Carolyn Craig Franklin Professor of Law & Religion
Ronald Garet studies theological ethics and constitutional law, especially in areas where the two fields intersect. He joined USC Law in 1981 and teaches Constitutional Law; Law, Language, and Ethics; and Topics in Constitutional Law and Religious Ethics.
Professor Garet has written about the authority of the Biblical and constitutional text, about methods of textual interpretation in both fields, and about the meaning of narratives of creation and redemption in American constitutionalism. His recent work includes: “Three Concepts of Church Autonomy” (Brigham Young University Law Review, 2004); the forthcoming “Mouth to Mouth, Person to Person” in Just Love and Right Relationship: At the Frontiers of Theological Ethics; and “The Last Full Measure of Devotion: Sacrifice and Textual Authority” (Symposium: Text, Tradition and Reason in Comparative Perspective, Cardozo Law Review).
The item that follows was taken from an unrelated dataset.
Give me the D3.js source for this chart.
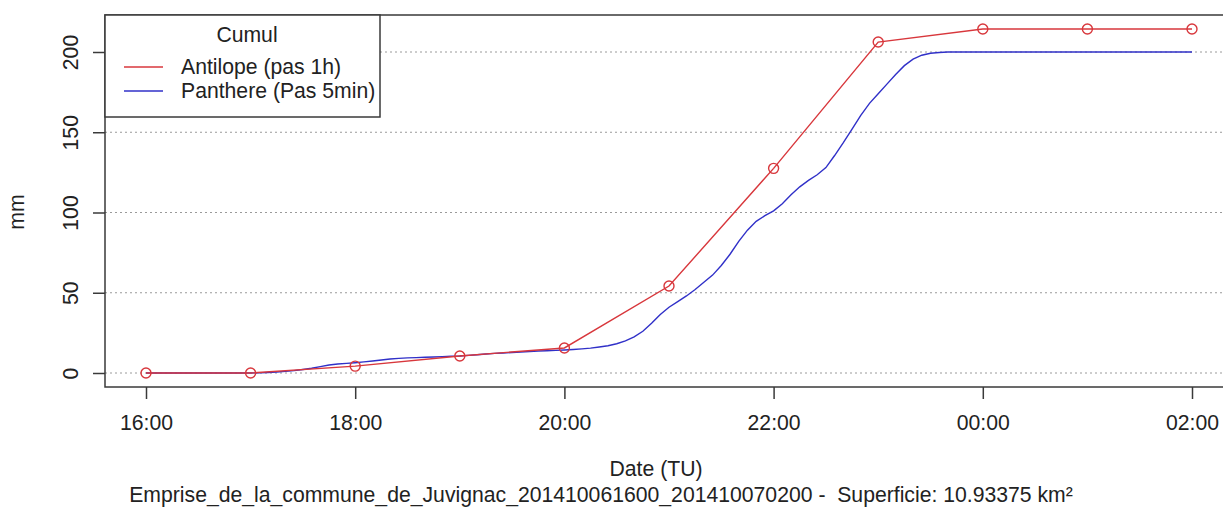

He received his B.A., magna cum laude, from Harvard, his Ph.D. in religious studies from Yale, and his J.D. from USC Law. He is a member of Phi Beta Kappa and the American Society for Policy and Legal Philosophy. He has served as the faculty advisor to the Public Interest Law Foundation and as president of the USC faculty during the 2004-2005 academic year.